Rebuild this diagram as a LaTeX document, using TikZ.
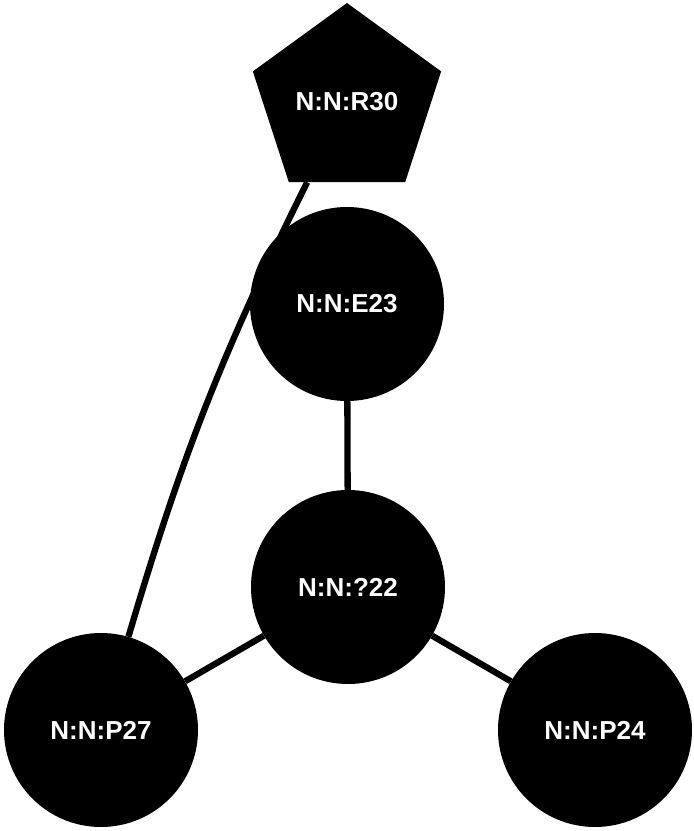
\documentclass[tikz,border=0pt]{standalone}
\usepackage{fontspec}
\setmainfont{Liberation Sans}
\usetikzlibrary{shapes, backgrounds}

\begin{document}
\begin{tikzpicture}[x=1pt, y=-1pt,
        vertex/.style={circle, fill=black, text=white, inner sep=0pt, minimum size=194pt,
            font=\fontsize{26}{30}\selectfont\bfseries},
        head/.style={vertex, regular polygon, regular polygon sides=5, minimum size=198pt},
        link/.style={line width=6.3pt}]
            \useasboundingbox (0, 0) rectangle (694, 831);

            \node[head] (r30) at (347, 102) {N:N:R30};
            \node[vertex] (e23) at (347, 304) {N:N:E23};
            \node[vertex] (q22) at (348, 587) {N:N:?22};
            \node[vertex] (p27) at (101, 730) {N:N:P27};
            \node[vertex] (p24) at (595, 730) {N:N:P24};

            \begin{scope}[on background layer]
                \draw[link] (e23) -- (q22);
                \draw[link] (q22) -- (p27);
                \draw[link] (q22) -- (p24);
                \draw[link] (r30) to[bend right=5] (p27);
            \end{scope}
        \end{tikzpicture}
\end{document}
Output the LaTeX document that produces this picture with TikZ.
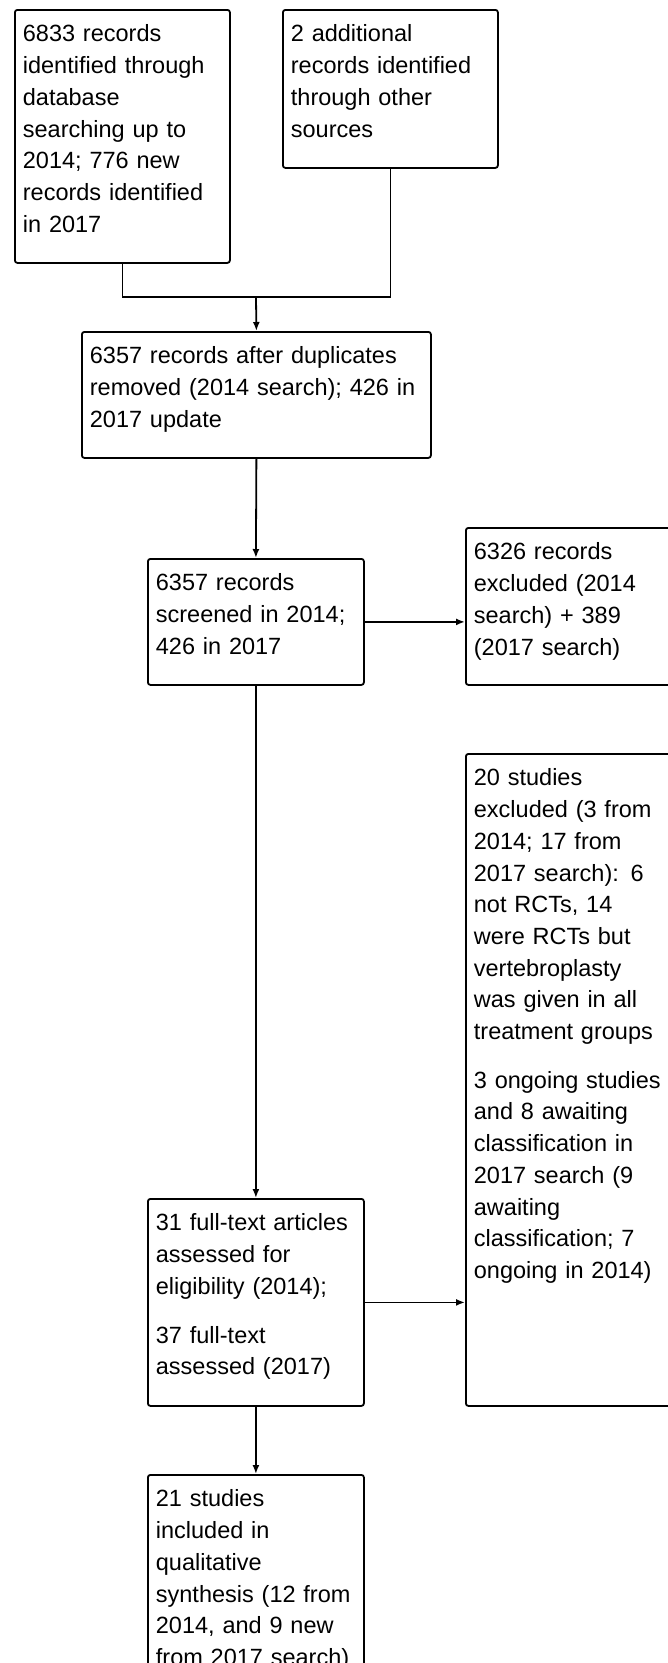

────────────────────────────────────────

▸ **EXERCISE**: Repeat the data exactly, excluding the pictures.

▸ **COMPLETE OUTPUT**:
Rebuild this diagram as a LaTeX document, using TikZ.
\documentclass[tikz,border=0pt]{standalone}
\usepackage{fontspec}
\setmainfont{Liberation Sans}
\usetikzlibrary{shapes, backgrounds}

\begin{document}
\begin{tikzpicture}[x=1pt, y=-1pt,
        vertex/.style={circle, fill=black, text=white, inner sep=0pt, minimum size=194pt,
            font=\fontsize{26}{30}\selectfont\bfseries},
        head/.style={vertex, regular polygon, regular polygon sides=5, minimum size=198pt},
        link/.style={line width=6.3pt}]
            \useasboundingbox (0, 0) rectangle (694, 831);

            \node[head] (r30) at (347, 102) {N:N:R30};
            \node[vertex] (e23) at (347, 304) {N:N:E23};
            \node[vertex] (q22) at (348, 587) {N:N:?22};
            \node[vertex] (p27) at (101, 730) {N:N:P27};
            \node[vertex] (p24) at (595, 730) {N:N:P24};

            \begin{scope}[on background layer]
                \draw[link] (e23) -- (q22);
                \draw[link] (q22) -- (p27);
                \draw[link] (q22) -- (p24);
                \draw[link] (r30) to[bend right=5] (p27);
            \end{scope}
        \end{tikzpicture}
\end{document}
Output the LaTeX document that produces this picture with TikZ.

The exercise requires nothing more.